To do: Using the records below, copy exactly the part that opens with the line holding "What D3.js code" and closes with the line holding "var plotLeft = 102, plotRight", minus the pictures.

** START **

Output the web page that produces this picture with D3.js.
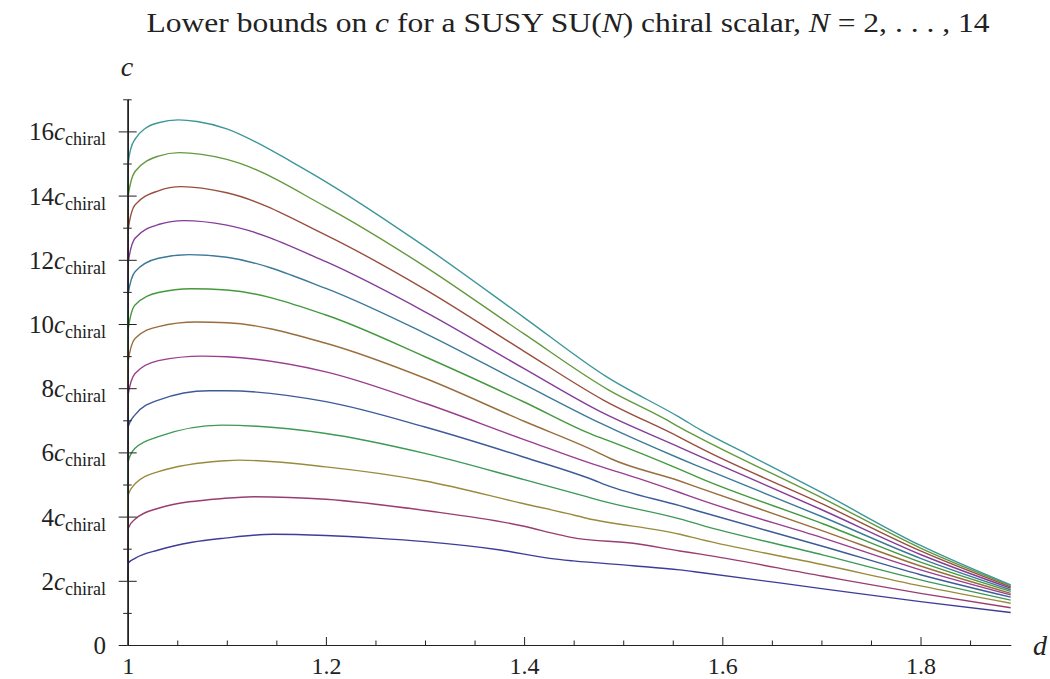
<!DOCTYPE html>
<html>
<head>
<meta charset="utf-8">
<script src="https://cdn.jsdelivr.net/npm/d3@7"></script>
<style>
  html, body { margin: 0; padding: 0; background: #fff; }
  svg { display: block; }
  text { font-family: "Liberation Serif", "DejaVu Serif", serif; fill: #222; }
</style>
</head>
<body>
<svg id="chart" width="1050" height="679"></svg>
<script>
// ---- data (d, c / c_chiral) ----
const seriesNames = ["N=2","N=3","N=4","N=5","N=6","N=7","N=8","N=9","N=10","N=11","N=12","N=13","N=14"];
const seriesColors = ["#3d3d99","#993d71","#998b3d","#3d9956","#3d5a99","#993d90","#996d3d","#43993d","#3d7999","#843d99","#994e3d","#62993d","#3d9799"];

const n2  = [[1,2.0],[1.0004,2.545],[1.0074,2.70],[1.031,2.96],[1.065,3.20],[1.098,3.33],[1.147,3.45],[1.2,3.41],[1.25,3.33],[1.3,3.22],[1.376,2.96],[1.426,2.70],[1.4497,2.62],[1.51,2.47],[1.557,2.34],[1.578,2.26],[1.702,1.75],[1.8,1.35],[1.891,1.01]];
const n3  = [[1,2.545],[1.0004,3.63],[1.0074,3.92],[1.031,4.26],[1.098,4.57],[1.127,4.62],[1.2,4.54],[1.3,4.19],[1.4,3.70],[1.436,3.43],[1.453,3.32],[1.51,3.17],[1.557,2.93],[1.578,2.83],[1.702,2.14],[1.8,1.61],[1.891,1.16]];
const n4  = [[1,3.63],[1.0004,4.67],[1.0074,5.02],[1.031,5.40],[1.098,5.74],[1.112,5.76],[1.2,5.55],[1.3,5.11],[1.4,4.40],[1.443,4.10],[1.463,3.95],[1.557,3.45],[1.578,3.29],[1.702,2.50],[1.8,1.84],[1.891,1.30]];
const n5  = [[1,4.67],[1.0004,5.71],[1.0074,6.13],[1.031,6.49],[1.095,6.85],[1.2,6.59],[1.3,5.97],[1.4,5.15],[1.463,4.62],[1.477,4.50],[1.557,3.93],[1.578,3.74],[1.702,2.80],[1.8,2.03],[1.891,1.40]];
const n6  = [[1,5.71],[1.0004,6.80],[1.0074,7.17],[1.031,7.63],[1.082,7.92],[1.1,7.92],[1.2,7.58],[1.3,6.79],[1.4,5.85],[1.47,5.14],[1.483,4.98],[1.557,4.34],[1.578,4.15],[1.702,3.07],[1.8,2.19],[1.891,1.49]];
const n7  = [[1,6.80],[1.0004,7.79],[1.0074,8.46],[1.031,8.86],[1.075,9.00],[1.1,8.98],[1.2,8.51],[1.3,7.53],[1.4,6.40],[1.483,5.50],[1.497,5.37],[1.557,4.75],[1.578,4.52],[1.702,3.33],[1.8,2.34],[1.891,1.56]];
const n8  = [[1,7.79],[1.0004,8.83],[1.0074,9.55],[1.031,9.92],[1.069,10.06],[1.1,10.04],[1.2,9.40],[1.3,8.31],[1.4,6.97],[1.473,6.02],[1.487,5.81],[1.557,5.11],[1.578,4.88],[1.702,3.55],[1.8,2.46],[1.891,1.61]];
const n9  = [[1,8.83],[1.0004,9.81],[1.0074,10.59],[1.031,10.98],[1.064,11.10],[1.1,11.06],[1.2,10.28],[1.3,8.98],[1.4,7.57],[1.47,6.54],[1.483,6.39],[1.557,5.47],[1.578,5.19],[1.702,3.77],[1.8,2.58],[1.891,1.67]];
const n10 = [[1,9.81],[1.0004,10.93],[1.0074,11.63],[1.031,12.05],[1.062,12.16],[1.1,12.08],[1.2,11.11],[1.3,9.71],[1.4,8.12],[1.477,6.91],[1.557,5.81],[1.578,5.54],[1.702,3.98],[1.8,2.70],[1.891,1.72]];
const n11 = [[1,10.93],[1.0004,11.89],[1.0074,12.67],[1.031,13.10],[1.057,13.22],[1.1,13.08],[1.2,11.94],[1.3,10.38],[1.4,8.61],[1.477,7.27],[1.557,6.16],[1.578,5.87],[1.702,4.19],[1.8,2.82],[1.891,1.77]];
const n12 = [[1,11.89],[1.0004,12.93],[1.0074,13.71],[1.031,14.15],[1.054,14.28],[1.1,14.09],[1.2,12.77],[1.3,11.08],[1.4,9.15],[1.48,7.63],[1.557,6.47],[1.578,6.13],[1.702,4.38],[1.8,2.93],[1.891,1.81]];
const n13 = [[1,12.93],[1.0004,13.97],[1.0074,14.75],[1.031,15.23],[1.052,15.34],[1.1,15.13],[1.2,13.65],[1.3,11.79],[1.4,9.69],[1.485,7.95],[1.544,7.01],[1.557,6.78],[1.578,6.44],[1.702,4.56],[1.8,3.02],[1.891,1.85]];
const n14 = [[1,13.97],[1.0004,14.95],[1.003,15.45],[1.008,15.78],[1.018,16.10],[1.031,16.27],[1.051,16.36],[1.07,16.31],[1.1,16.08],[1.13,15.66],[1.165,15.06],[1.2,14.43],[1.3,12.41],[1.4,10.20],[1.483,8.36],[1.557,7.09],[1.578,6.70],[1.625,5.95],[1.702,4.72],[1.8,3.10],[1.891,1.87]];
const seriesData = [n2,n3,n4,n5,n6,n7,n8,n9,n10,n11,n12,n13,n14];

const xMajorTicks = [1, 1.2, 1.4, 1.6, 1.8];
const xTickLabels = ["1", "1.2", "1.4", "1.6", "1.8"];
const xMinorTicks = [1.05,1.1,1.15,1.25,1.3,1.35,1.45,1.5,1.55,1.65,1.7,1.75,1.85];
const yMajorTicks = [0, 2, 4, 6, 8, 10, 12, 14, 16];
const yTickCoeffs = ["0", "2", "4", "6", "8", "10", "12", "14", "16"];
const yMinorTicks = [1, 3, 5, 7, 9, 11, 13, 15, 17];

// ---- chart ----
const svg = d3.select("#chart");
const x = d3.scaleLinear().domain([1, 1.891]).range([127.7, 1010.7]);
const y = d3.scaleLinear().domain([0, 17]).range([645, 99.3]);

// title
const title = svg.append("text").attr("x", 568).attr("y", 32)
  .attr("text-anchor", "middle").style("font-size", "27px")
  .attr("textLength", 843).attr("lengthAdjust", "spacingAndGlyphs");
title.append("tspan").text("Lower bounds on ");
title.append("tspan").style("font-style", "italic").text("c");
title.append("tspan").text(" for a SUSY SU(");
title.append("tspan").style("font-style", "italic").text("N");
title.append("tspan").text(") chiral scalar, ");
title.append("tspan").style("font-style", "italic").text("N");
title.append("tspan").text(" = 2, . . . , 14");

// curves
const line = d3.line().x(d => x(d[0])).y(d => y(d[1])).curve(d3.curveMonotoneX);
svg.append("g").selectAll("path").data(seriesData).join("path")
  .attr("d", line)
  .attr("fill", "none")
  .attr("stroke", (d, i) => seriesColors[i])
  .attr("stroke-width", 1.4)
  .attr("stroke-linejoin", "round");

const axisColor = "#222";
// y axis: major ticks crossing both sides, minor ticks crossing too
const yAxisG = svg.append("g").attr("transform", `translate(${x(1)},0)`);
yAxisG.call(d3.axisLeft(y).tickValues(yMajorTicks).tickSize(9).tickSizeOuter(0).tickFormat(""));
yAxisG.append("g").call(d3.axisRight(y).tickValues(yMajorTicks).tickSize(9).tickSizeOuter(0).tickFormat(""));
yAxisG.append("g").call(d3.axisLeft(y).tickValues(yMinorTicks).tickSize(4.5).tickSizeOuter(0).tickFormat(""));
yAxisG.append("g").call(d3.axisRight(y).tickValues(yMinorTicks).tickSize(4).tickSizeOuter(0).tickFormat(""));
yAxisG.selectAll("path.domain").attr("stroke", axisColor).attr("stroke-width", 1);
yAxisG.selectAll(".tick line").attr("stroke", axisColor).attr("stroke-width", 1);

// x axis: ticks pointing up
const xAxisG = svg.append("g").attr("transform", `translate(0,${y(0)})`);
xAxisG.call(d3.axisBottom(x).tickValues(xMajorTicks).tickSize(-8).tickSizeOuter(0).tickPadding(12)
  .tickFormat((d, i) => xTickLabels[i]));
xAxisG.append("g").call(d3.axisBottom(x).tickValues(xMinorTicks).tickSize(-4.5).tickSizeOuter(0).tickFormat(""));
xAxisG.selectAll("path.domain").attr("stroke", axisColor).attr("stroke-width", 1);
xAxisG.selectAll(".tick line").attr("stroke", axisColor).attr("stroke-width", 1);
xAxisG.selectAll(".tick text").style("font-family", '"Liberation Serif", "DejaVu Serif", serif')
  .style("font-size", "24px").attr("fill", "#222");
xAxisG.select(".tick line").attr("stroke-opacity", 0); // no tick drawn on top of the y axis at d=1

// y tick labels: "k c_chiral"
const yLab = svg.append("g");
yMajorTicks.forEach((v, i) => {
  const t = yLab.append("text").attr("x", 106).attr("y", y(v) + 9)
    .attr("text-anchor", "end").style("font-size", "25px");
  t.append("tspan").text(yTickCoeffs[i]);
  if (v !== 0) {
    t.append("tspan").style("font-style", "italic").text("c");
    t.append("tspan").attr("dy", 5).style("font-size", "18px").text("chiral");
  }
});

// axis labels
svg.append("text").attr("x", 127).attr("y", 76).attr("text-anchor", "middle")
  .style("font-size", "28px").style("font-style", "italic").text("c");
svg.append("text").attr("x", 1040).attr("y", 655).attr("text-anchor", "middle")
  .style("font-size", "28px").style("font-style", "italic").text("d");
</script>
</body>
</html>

** END **
** START **

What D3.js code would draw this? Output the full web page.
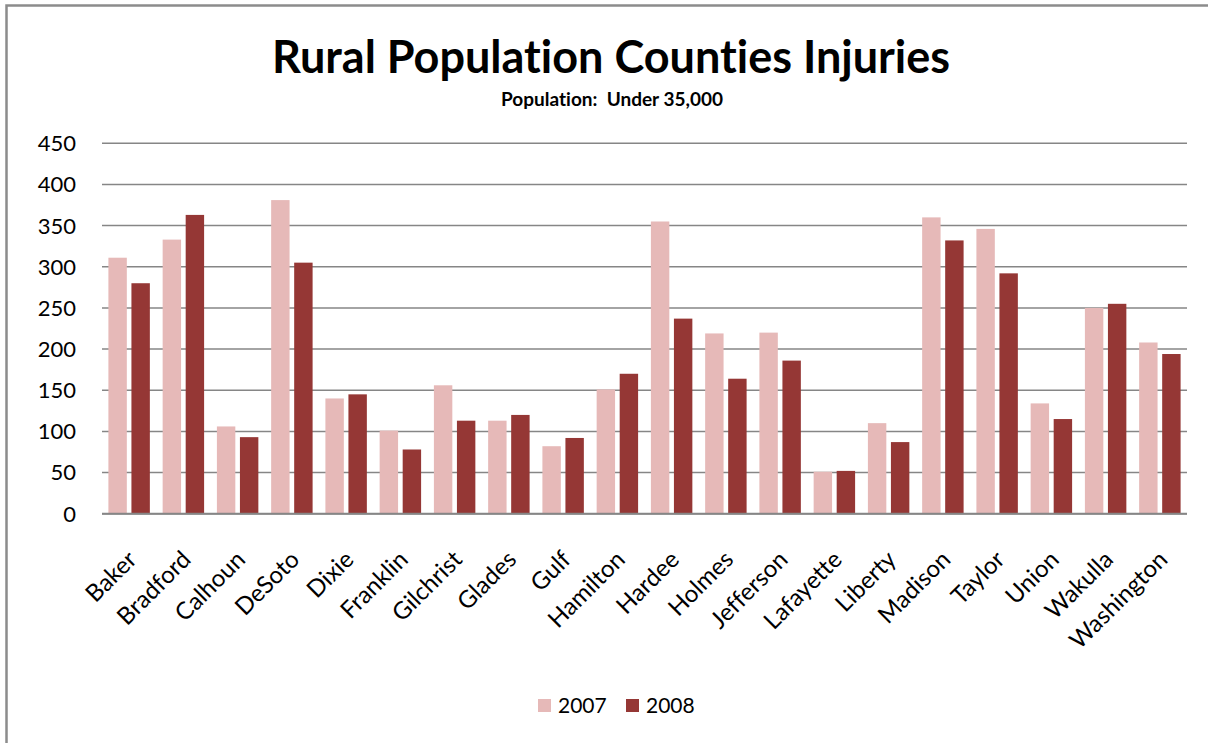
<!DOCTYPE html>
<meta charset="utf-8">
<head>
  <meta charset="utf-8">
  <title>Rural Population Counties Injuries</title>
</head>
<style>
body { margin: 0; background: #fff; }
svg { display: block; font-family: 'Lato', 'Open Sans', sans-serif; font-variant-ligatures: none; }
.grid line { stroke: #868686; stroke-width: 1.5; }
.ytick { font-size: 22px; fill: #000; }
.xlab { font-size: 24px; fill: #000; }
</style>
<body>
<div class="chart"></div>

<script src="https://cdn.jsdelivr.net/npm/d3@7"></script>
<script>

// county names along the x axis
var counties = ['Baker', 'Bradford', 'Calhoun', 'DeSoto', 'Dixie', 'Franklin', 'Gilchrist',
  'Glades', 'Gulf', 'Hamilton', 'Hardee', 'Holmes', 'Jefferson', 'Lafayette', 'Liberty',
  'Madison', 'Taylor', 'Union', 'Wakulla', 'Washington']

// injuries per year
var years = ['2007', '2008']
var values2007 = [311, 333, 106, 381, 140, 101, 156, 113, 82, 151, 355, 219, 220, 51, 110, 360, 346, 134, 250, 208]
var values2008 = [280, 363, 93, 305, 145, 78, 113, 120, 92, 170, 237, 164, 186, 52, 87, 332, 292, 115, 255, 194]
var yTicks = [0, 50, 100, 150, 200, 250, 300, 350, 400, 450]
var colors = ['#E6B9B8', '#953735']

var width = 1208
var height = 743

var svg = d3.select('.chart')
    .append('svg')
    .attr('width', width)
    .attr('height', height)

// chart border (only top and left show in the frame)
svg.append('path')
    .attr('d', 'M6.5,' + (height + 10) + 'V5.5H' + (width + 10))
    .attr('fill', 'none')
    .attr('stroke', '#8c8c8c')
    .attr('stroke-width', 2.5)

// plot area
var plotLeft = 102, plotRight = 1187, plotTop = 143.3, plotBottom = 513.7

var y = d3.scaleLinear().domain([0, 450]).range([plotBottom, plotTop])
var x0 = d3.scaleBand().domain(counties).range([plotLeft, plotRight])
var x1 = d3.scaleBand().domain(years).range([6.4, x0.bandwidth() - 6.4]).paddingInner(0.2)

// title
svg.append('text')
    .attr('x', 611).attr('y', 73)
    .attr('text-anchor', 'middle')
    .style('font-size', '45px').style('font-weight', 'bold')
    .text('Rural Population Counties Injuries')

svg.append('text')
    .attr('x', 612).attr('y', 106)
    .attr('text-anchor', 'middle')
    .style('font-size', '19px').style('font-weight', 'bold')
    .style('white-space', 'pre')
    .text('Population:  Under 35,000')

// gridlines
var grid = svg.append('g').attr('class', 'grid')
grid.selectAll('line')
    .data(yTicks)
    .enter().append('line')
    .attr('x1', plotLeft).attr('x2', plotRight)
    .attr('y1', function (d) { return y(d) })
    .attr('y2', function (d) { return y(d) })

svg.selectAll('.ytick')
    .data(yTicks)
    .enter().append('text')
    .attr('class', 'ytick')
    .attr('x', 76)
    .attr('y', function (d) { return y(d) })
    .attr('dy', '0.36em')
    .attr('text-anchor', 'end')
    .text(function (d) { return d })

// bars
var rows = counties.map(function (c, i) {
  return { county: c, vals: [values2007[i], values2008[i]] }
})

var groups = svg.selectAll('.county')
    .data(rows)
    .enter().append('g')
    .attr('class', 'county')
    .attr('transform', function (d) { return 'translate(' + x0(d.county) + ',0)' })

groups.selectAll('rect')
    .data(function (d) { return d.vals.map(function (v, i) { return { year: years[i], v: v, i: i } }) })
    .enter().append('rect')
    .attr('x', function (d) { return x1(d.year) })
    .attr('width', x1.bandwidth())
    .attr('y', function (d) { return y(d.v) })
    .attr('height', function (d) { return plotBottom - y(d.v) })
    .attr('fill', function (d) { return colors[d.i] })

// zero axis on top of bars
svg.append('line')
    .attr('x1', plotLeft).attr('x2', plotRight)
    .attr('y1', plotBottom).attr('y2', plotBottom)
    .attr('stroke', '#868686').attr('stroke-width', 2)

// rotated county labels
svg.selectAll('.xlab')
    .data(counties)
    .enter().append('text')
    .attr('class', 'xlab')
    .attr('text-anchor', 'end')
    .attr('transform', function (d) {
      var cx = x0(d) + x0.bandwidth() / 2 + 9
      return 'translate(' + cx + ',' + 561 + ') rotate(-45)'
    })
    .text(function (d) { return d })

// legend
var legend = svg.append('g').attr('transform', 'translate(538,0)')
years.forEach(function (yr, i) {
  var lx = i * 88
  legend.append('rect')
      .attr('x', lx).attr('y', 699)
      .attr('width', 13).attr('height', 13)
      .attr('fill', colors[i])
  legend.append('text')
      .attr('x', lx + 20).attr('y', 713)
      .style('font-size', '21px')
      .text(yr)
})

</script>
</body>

** END **

Solved exercise:
What D3.js code would draw this? Output the full web page.
<!DOCTYPE html>
<meta charset="utf-8">
<head>
  <meta charset="utf-8">
  <title>Rural Population Counties Injuries</title>
</head>
<style>
body { margin: 0; background: #fff; }
svg { display: block; font-family: 'Lato', 'Open Sans', sans-serif; font-variant-ligatures: none; }
.grid line { stroke: #868686; stroke-width: 1.5; }
.ytick { font-size: 22px; fill: #000; }
.xlab { font-size: 24px; fill: #000; }
</style>
<body>
<div class="chart"></div>

<script src="https://cdn.jsdelivr.net/npm/d3@7"></script>
<script>

// county names along the x axis
var counties = ['Baker', 'Bradford', 'Calhoun', 'DeSoto', 'Dixie', 'Franklin', 'Gilchrist',
  'Glades', 'Gulf', 'Hamilton', 'Hardee', 'Holmes', 'Jefferson', 'Lafayette', 'Liberty',
  'Madison', 'Taylor', 'Union', 'Wakulla', 'Washington']

// injuries per year
var years = ['2007', '2008']
var values2007 = [311, 333, 106, 381, 140, 101, 156, 113, 82, 151, 355, 219, 220, 51, 110, 360, 346, 134, 250, 208]
var values2008 = [280, 363, 93, 305, 145, 78, 113, 120, 92, 170, 237, 164, 186, 52, 87, 332, 292, 115, 255, 194]
var yTicks = [0, 50, 100, 150, 200, 250, 300, 350, 400, 450]
var colors = ['#E6B9B8', '#953735']

var width = 1208
var height = 743

var svg = d3.select('.chart')
    .append('svg')
    .attr('width', width)
    .attr('height', height)

// chart border (only top and left show in the frame)
svg.append('path')
    .attr('d', 'M6.5,' + (height + 10) + 'V5.5H' + (width + 10))
    .attr('fill', 'none')
    .attr('stroke', '#8c8c8c')
    .attr('stroke-width', 2.5)

// plot area
var plotLeft = 102, plotRight = 1187, plotTop = 143.3, plotBottom = 513.7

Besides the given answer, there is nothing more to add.